__Information provided__
>> begin
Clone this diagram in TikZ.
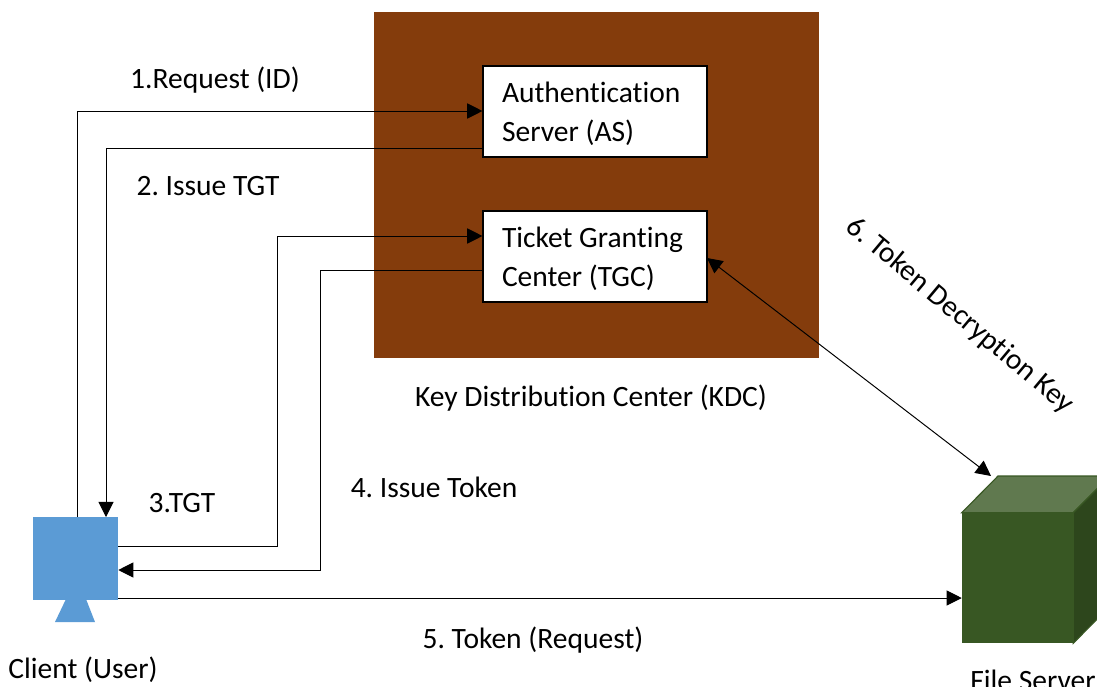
\documentclass[tikz,border=0pt]{standalone}
\usepackage{fontspec}
\setmainfont{Carlito}[Ligatures=NoCommon]
\usepackage{tikz}
\usetikzlibrary{arrows.meta,positioning}
\definecolor{kdcbrown}{RGB}{132,60,12}
\definecolor{clientblue}{RGB}{91,155,213}
\definecolor{serverfront}{RGB}{56,87,35}
\definecolor{servertop}{RGB}{96,121,79}
\definecolor{serverside}{RGB}{45,70,28}
\tikzset{
  lbl/.style={inner sep=0pt, font=\fontsize{21}{27.7}\selectfont\frenchspacing},
  srv/.style={draw=black, line width=0.8pt, fill=white, minimum width=224*0.25mm, minimum height=91*0.25mm, inner sep=0pt, lbl, align=flush left, text width=186*0.25mm},
  conn/.style={line width=0.7pt, -{Triangle[length=3.8mm,width=3.8mm]}},
}
\begin{document}
\begin{tikzpicture}[x=0.25mm, y=-0.25mm]
\useasboundingbox (0,0) rectangle (1097,686);
\clip (0,0) rectangle (1097,686);
%%%%% KDC %%%%%
\node[fill=kdcbrown, minimum width=445*0.25mm, minimum height=345*0.25mm, inner sep=0pt] (kdc) at (596,185) {};
\node[srv] (as) at (595,111.5) {\rule{0pt}{17.5pt}Authentication\\Server (AS)};
\node[srv] (tgc) at (595,256.5) {\rule{0pt}{17.5pt}Ticket Granting\\Center (TGC)};
\node[lbl] (kdclabel) at (591,398) {Key Distribution Center (KDC)};
%%%%% Client %%%%%
\fill[clientblue] (55,622)--(66,599)--(86,599)--(95,622)--cycle;
\node[fill=clientblue, minimum width=85*0.25mm, minimum height=83*0.25mm, inner sep=0pt] (client) at (75.5,558) {};
\node[lbl] (clientlabel) at (83,670) {Client (User)};
%%%%% File Server %%%%%
\node[fill=serverfront, minimum width=111*0.25mm, minimum height=130*0.25mm, inner sep=0pt] (server) at (1017.5,578) {};
\fill[servertop, draw=serverfront, line width=0.8pt] (server.north west)--(998,476)--(1110,476)--(server.north east)--cycle;
\fill[serverside, draw=serverfront, line width=0.8pt] (server.north east)--(1110,476)--(1110,606)--(server.south east)--cycle;
\node[lbl] (serverlabel) at (1033,680) {File Server};
%%%%% Connectors %%%%%
\coordinate (reqend) at (as.west |- 0,111);
\coordinate (reqstart) at (77,517);
\coordinate (issueas) at (as.west |- 0,148);
\coordinate (issueclient) at (106,517);
\coordinate (tgtstart) at (client.east |- 0,546);
\coordinate (tgtend) at (tgc.west |- 0,236);
\coordinate (tokenas) at (tgc.west |- 0,270);
\coordinate (tokenclient) at (client.east |- 0,570);
\coordinate (reqfile) at (client.east |- 0,598);
\coordinate (reqfileend) at (server.west |- 0,598);
\coordinate (keytop) at (707,258);
\coordinate (keybot) at (991,476);
\draw[conn] (reqstart)--(77,111)--(reqend);
\draw[conn] (issueas)--(106,148)--(issueclient);
\draw[conn] (tgtstart)--(277,546)--(277,236)--(tgtend);
\draw[conn] (tokenas)--(320,270)--(320,570)--(tokenclient);
\draw[conn] (reqfile)--(reqfileend);
\draw[conn, {Triangle[length=3.8mm,width=3.8mm]}-{Triangle[length=3.8mm,width=3.8mm]}] (keytop)--(keybot);
%%%%% Labels %%%%%
\node[lbl] (req) at (215,80) {1.Request (ID)};
\node[lbl] (tgtissue) at (208,186) {2. Issue TGT};
\node[lbl] (tgt) at (182,503) {3.TGT};
\node[lbl] (issue) at (434,487) {4. Issue Token};
\node[lbl] (token) at (533,640) {5. Token (Request)};
\node[lbl, rotate=-40] (key) at (960,316) {6. Token Decryption Key};
\end{tikzpicture}
\end{document}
>> end
__What is required__
Pictures are excluded; copy all other data exactly as shown.

__Response__
Clone this diagram in TikZ.
\documentclass[tikz,border=0pt]{standalone}
\usepackage{fontspec}
\setmainfont{Carlito}[Ligatures=NoCommon]
\usepackage{tikz}
\usetikzlibrary{arrows.meta,positioning}
\definecolor{kdcbrown}{RGB}{132,60,12}
\definecolor{clientblue}{RGB}{91,155,213}
\definecolor{serverfront}{RGB}{56,87,35}
\definecolor{servertop}{RGB}{96,121,79}
\definecolor{serverside}{RGB}{45,70,28}
\tikzset{
  lbl/.style={inner sep=0pt, font=\fontsize{21}{27.7}\selectfont\frenchspacing},
  srv/.style={draw=black, line width=0.8pt, fill=white, minimum width=224*0.25mm, minimum height=91*0.25mm, inner sep=0pt, lbl, align=flush left, text width=186*0.25mm},
  conn/.style={line width=0.7pt, -{Triangle[length=3.8mm,width=3.8mm]}},
}
\begin{document}
\begin{tikzpicture}[x=0.25mm, y=-0.25mm]
\useasboundingbox (0,0) rectangle (1097,686);
\clip (0,0) rectangle (1097,686);
%%%%% KDC %%%%%
\node[fill=kdcbrown, minimum width=445*0.25mm, minimum height=345*0.25mm, inner sep=0pt] (kdc) at (596,185) {};
\node[srv] (as) at (595,111.5) {\rule{0pt}{17.5pt}Authentication\\Server (AS)};
\node[srv] (tgc) at (595,256.5) {\rule{0pt}{17.5pt}Ticket Granting\\Center (TGC)};
\node[lbl] (kdclabel) at (591,398) {Key Distribution Center (KDC)};
%%%%% Client %%%%%
\fill[clientblue] (55,622)--(66,599)--(86,599)--(95,622)--cycle;
\node[fill=clientblue, minimum width=85*0.25mm, minimum height=83*0.25mm, inner sep=0pt] (client) at (75.5,558) {};
\node[lbl] (clientlabel) at (83,670) {Client (User)};
%%%%% File Server %%%%%
\node[fill=serverfront, minimum width=111*0.25mm, minimum height=130*0.25mm, inner sep=0pt] (server) at (1017.5,578) {};
\fill[servertop, draw=serverfront, line width=0.8pt] (server.north west)--(998,476)--(1110,476)--(server.north east)--cycle;
\fill[serverside, draw=serverfront, line width=0.8pt] (server.north east)--(1110,476)--(1110,606)--(server.south east)--cycle;
\node[lbl] (serverlabel) at (1033,680) {File Server};
%%%%% Connectors %%%%%
\coordinate (reqend) at (as.west |- 0,111);
\coordinate (reqstart) at (77,517);
\coordinate (issueas) at (as.west |- 0,148);
\coordinate (issueclient) at (106,517);
\coordinate (tgtstart) at (client.east |- 0,546);
\coordinate (tgtend) at (tgc.west |- 0,236);
\coordinate (tokenas) at (tgc.west |- 0,270);
\coordinate (tokenclient) at (client.east |- 0,570);
\coordinate (reqfile) at (client.east |- 0,598);
\coordinate (reqfileend) at (server.west |- 0,598);
\coordinate (keytop) at (707,258);
\coordinate (keybot) at (991,476);
\draw[conn] (reqstart)--(77,111)--(reqend);
\draw[conn] (issueas)--(106,148)--(issueclient);
\draw[conn] (tgtstart)--(277,546)--(277,236)--(tgtend);
\draw[conn] (tokenas)--(320,270)--(320,570)--(tokenclient);
\draw[conn] (reqfile)--(reqfileend);
\draw[conn, {Triangle[length=3.8mm,width=3.8mm]}-{Triangle[length=3.8mm,width=3.8mm]}] (keytop)--(keybot);
%%%%% Labels %%%%%
\node[lbl] (req) at (215,80) {1.Request (ID)};
\node[lbl] (tgtissue) at (208,186) {2. Issue TGT};
\node[lbl] (tgt) at (182,503) {3.TGT};
\node[lbl] (issue) at (434,487) {4. Issue Token};
\node[lbl] (token) at (533,640) {5. Token (Request)};
\node[lbl, rotate=-40] (key) at (960,316) {6. Token Decryption Key};
\end{tikzpicture}
\end{document}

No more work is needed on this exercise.